Je pense que les Français sont lucides. Les candidats ne souhaitent pas aborder le sujet car ils ont peur des conséquences. Au mois de janvier, Nicolas Sarkozy a évoqué la perte de compétitivité de la France du fait du coût de l’emploi. Il a bien expliqué que les cotisations étaient trop élevées et a comparé la situation avec celle de l’Allemagne. Résultat dans les sondages : il est resté très bas. J’ai l’impression que par la suite, il a abandonné cette approche pour passer à autre chose en parlant, par exemple, de l’immigration.

Les candidats craignent qu’aborder ce sujet est pénalisant électoralement. Je crois que c’est une erreur. Expliquer aux Français qu’il faut réduire les dépenses ne les fait pas rêver. Mais le vrai risque, c’est qu’après l’élection, il faille prendre des décisions très difficiles. Quel que soit le président élu, il sera sous surveillance des marchés et sera bien obligé de renoncer à un certain nombre de ses promesses de campagnes. Et là, la déception de l’électorat sera beaucoup plus importante.

Les hommes et femmes politiques britanniques sont-ils plus courageux ? Parviennent-ils à aborder le sujet de manière décomplexée ?

Pour les Britanniques, le sujet ne fait évidemment pas plus plaisir à aborder que pour les Français. Il y a pourtant une tradition historique différente en Grande-Bretagne depuis une trentaine d’année : la présence au pouvoir de Margaret Thatcher qui a fait un gros travail sur les esprits pour les amener à comprendre les enjeux économiques et leur permettre de comprendre le besoin de compétitivité. Notre pays était pourtant à l’époque dans un état économique et psychologique moins bon que celui de la France et faisait face à d’importantes pertes d’emploi dans le secteur de l’industrie. Aujourd’hui, les Britanniques ont mieux compris ces enjeux. Celui qui lui a succédé, à gauche, n’a pas abandonné cette approche.
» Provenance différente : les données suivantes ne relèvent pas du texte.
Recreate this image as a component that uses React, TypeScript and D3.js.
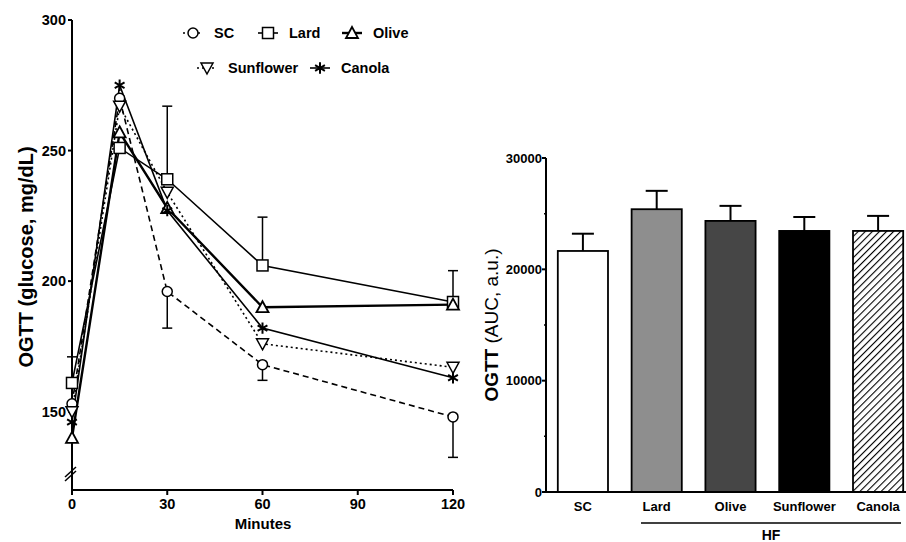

Tony Blair est pourtant sensé être de la même famille politique que le Parti socialiste français.

En Grande-Bretagne, on n’hésite pas à débattre sur des sujets comme le taux d’imposition sur le revenu : doit-il être à 40 ou à 45% ? Et personne ne proposerait un taux à 75% comme le fait François Hollande. Le débat ne porte pas sur le fond, à savoir s’il faut réduire ou les dépenses, dont la réponse est évidente. Il porte sur les outils à mettre en place pour y parvenir et pour arriver à protéger les populations les plus vulnérables.